After working on his elevator speech, the client still wasn’t expressing himself. It was a good message-clear and concise. When asked why he was resistant to using his new words, he said he felt inauthentic. Bingo! Nobody wants to listen to a talking head. And most public speakers don’t want to sound scripted. It doesn’t matter how eloquent the words, if the message isn’t coming from a place that’s real. Audiences (whether they be an interviewer, a gathering of networkers or a large group) want a connection with the presenter. In order to know, like, and trust the speaker they must be able to relate not only to the message but to the messenger. And that means being authentic.
Being real is not about being what you think the audience wants. Politicians make this mistake all the time when they pander to their constituents. A recent example of this was when Senator Elizabeth Warren did an Instagram live presentation. In an attempt to connect with the people, she tried being more informal. She filmed from her kitchen, introduced herself and said, “Hold on a sec, I’m gonna get me a beer.” She left the kitchen for a moment, returned and took a swig of beer. She then invited her husband to join her for a brew. He declined the drink but entered the kitchen. She took a second sip and then started announcing the names she saw on her Instagram feed. Was it a joke? Only she knows. But it didn’t feel authentic. The beer appeared to be a prop to communicate that she was one of us. It didn’t work. It wasn’t consistent with her typical style and image. It would have been more believable had she said,
“Hi. I’m Elizabeth Warren and I’m running for President. Meet my husband. I’d like to get to know you so please post your comments so we can have a dialogue. I want to know what’s on your mind”.

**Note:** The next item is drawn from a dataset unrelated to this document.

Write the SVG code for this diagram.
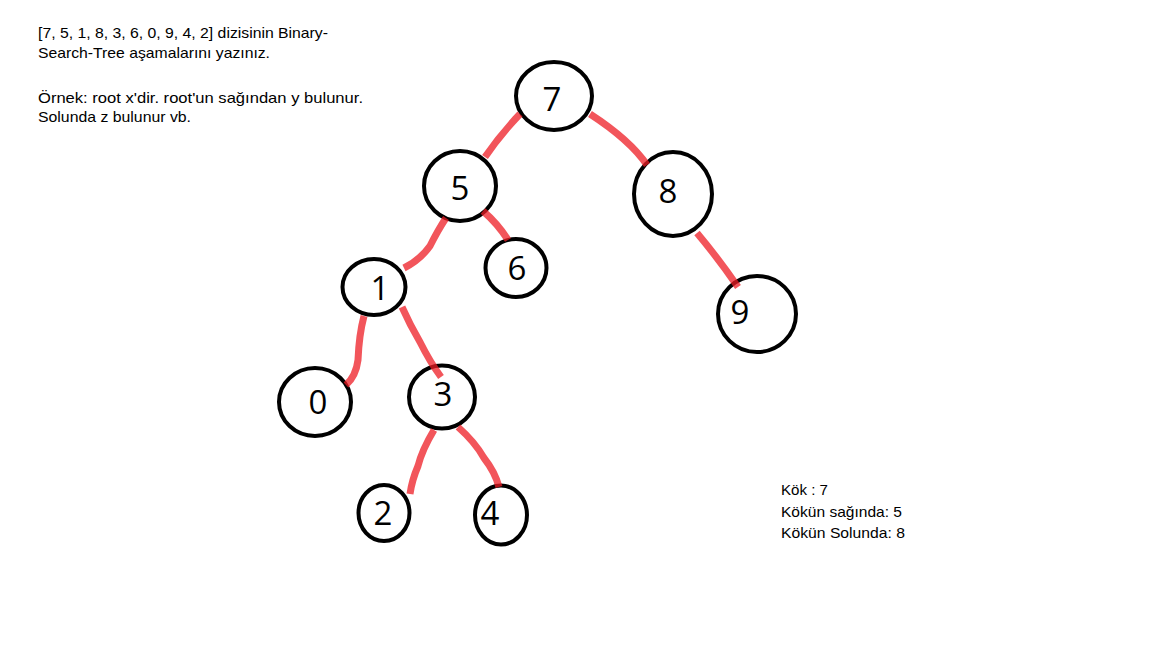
<svg xmlns="http://www.w3.org/2000/svg" width="1152" height="648" viewBox="0 0 1152 648">
<style>
.edge{fill:none;stroke:#ed1c24;stroke-opacity:0.75;stroke-width:7;stroke-linecap:butt;stroke-linejoin:round}
.node ellipse{fill:#fff;stroke:#000;stroke-width:4}
.node text{font-family:"Open Sans","DejaVu Sans",sans-serif;font-size:33px;fill:#000;text-anchor:middle}
.note{font-family:"Liberation Sans",Arial,sans-serif;font-size:15px;fill:#000}
</style>
<rect width="1152" height="648" fill="#fff"/>
<g id="node7" class="node"><ellipse cx="554" cy="96" rx="38" ry="34"/><text x="552" y="111">7</text></g>
<g id="node5" class="node"><ellipse cx="460" cy="186" rx="36" ry="35"/><text x="460" y="200">5</text></g>
<g id="node8" class="node"><ellipse cx="673" cy="194" rx="39" ry="42"/><text x="668" y="203">8</text></g>
<g id="node6" class="node"><ellipse cx="516" cy="268" rx="30.5" ry="29"/><text x="517" y="280">6</text></g>
<g id="node1" class="node"><ellipse cx="374" cy="287" rx="31.5" ry="28"/><text x="380" y="300">1</text></g>
<g id="node9" class="node"><ellipse cx="757" cy="314" rx="39" ry="38"/><text x="740" y="324">9</text></g>
<g id="node0" class="node"><ellipse cx="315" cy="402" rx="36" ry="34"/><text x="318" y="414">0</text></g>
<g id="node3" class="node"><ellipse cx="442" cy="397" rx="33" ry="31.5"/><text x="443" y="406">3</text></g>
<g id="node2" class="node"><ellipse cx="384" cy="513" rx="25.5" ry="28"/><text x="383" y="525">2</text></g>
<g id="node4" class="node"><ellipse cx="501" cy="515" rx="26" ry="29.5"/><text x="490" y="525">4</text></g>
<g id="connectors">
<path class="edge" d="M520,114 Q500,135 485,157"/>
<path class="edge" d="M590,114 Q630,140 647,165"/>
<path class="edge" d="M483,211 Q498,224 508,240"/>
<path class="edge" d="M446,218 Q438,230 430,246 Q420,260 404,268"/>
<path class="edge" d="M697,233 Q718,258 738,287"/>
<path class="edge" d="M364,316 Q359,335 358,360 Q356,376 346,385"/>
<path class="edge" d="M402,307 Q410,325 420,342 Q430,362 441,377"/>
<path class="edge" d="M434,430 Q422,450 418,466 Q412,480 410,494"/>
<path class="edge" d="M458,427 Q475,442 484,458 Q495,472 499,487"/>
</g>
<g id="notes">
<text class="note" x="38" y="37.5" textLength="290" lengthAdjust="spacingAndGlyphs">[7, 5, 1, 8, 3, 6, 0, 9, 4, 2] dizisinin Binary-</text>
<text class="note" x="38" y="58" textLength="232" lengthAdjust="spacingAndGlyphs">Search-Tree aşamalarını yazınız.</text>
<text class="note" x="38" y="102.5" textLength="325" lengthAdjust="spacingAndGlyphs">Örnek: root x'dir. root'un sağından y bulunur.</text>
<text class="note" x="38" y="122" textLength="153" lengthAdjust="spacingAndGlyphs">Solunda z bulunur vb.</text>
<text class="note" x="781" y="495" textLength="47" lengthAdjust="spacingAndGlyphs">Kök : 7</text>
<text class="note" x="781" y="516.5" textLength="121" lengthAdjust="spacingAndGlyphs">Kökün sağında: 5</text>
<text class="note" x="781" y="538" textLength="124" lengthAdjust="spacingAndGlyphs">Kökün Solunda: 8</text>
</g>
</svg>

When a public speaker or public figure panders to the audience, it creates a wall. Audiences are more sophisticated than ever and can tell when the presenter is performing. The listeners want to connect and the best way to create a connection is to go beyond performance to being authentic. Why don’t more public speakers speak from the heart? Fear. Because the key to authenticity is vulnerability. University Professor and keynote speaker, Brene Brown, says “Because true belonging only happens when we present our authentic, imperfect selves to the world, our sense of belonging can never be greater than our level of self-acceptance.”

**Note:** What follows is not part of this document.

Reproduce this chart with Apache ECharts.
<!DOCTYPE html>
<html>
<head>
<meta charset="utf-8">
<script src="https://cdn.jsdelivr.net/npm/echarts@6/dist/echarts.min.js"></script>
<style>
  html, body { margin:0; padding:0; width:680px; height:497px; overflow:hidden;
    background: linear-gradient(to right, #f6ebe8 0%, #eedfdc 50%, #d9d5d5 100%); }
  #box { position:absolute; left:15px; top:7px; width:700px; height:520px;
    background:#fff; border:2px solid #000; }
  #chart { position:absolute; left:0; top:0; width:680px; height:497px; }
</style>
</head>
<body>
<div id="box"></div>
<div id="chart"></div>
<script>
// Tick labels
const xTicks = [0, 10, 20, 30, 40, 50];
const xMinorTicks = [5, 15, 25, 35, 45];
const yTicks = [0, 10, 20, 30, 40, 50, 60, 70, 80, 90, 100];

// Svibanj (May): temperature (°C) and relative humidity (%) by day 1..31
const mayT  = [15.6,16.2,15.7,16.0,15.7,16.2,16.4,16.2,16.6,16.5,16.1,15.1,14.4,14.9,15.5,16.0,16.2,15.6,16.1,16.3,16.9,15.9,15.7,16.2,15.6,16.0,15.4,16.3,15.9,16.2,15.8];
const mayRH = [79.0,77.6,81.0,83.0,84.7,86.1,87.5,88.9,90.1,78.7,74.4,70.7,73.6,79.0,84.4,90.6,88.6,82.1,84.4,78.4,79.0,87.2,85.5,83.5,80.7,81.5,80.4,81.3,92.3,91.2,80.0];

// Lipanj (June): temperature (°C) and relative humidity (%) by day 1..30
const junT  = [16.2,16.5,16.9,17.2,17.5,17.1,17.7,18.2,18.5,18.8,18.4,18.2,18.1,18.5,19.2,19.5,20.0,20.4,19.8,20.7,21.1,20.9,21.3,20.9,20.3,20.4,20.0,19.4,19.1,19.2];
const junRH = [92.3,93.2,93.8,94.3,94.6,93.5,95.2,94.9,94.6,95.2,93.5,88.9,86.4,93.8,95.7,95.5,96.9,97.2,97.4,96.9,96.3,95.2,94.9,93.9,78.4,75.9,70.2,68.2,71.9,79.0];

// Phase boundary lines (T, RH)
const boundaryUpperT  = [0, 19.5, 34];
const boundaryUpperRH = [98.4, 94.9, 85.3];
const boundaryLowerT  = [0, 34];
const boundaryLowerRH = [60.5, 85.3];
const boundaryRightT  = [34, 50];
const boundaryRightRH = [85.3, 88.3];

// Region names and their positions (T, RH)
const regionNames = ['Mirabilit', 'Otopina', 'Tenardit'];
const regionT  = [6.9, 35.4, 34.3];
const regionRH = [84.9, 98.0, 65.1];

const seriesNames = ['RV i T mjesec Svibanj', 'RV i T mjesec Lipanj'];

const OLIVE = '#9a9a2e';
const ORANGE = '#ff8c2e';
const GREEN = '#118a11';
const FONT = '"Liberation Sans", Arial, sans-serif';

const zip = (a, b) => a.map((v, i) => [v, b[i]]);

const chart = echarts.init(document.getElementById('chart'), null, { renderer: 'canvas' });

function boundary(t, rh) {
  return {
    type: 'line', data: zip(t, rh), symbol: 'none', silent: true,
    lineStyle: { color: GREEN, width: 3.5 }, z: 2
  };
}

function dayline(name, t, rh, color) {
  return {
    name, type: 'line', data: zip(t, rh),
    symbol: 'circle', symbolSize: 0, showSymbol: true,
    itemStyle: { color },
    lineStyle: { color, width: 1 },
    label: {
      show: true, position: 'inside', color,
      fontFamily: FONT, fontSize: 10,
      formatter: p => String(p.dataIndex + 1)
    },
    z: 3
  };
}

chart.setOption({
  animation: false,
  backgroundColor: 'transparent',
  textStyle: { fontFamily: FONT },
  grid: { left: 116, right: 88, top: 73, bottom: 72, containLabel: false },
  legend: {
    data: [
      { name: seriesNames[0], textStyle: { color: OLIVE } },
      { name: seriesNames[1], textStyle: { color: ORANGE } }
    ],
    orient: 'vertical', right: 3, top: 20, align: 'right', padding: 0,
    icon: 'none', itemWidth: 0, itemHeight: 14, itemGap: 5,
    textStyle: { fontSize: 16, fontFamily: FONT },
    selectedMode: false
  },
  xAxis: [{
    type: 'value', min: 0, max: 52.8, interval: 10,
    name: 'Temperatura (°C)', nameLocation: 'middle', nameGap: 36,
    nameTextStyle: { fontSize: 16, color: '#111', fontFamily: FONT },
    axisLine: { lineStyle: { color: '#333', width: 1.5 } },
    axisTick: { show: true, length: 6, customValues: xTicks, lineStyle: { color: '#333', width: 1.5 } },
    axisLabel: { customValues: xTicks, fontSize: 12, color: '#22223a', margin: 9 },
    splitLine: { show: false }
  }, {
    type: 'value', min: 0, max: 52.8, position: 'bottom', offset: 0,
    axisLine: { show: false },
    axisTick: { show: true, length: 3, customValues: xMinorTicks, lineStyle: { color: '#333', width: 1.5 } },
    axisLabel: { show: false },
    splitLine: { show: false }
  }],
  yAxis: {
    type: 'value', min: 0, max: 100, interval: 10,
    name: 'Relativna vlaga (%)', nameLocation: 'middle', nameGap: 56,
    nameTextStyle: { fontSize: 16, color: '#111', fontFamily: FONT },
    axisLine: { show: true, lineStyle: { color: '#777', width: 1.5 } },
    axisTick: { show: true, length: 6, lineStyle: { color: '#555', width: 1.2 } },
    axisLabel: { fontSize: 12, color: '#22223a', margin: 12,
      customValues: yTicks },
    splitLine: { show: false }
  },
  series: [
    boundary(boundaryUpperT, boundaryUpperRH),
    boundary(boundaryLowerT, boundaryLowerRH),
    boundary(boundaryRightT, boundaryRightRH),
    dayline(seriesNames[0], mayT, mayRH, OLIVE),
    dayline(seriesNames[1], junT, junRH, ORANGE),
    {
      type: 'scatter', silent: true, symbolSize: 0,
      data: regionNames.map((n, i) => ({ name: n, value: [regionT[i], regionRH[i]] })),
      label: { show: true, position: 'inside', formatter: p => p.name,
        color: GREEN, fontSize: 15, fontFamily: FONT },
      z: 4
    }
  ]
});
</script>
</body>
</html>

I learned this lesson by accident. I was speaking at a women’s lunch meeting about creating presence on the platform. It was my typical content. I rehearsed the night before and was well-prepared. And then I had a real moment. In a moment of spontaneity, I shared a story when I was down and out and trying to make a career change. I told the group that after no success, one night I surrendered and asked God to find me a new job and get me “out of there”.
After the presentation, women came up to me and said they really resonated with that story. They were amazed that I would say the God word. They wanted to know if I would say that in a corporate setting. As prepared and polished as I was, it was that instance of shared vulnerability that resonated with the group.
And it’s not limited to public speaking. Social media is a presentation. Most of the time experts including myself, promote their successes. I would post pictures and videos of awards, events, and meetings with high profile brands.
Then when my sister passed in 2018, I did a facebook live video of the military memorial service. It was for my family and friends on the East Coast so that they could be there virtually. When her tombstone was ready I took a picture of it, once again to show people who couldn’t be there. What surprised me was that these events had the greatest engagement and longest facebook feeds. The comments were a great source of comfort. The posts truly resonated with the audience-friends and strangers, international and local contacts. I was no longer the professional speaker, expert, or author. My expertise didn’t matter but my humanity did.
When we hide behind content and performance we create a barrier between ourselves and the audience. Listeners want to connect with the speaker. Being vulnerable is not weakness. It takes great courage to be who we are. That connection happens when we share our experience, insights, failures and successes. Instead of rejection, the audience will embrace you. It’s in the sharing that they see themselves and know it’s okay to be who they are. You are the message. So share your story. Be vulnerable, be authentic, be you.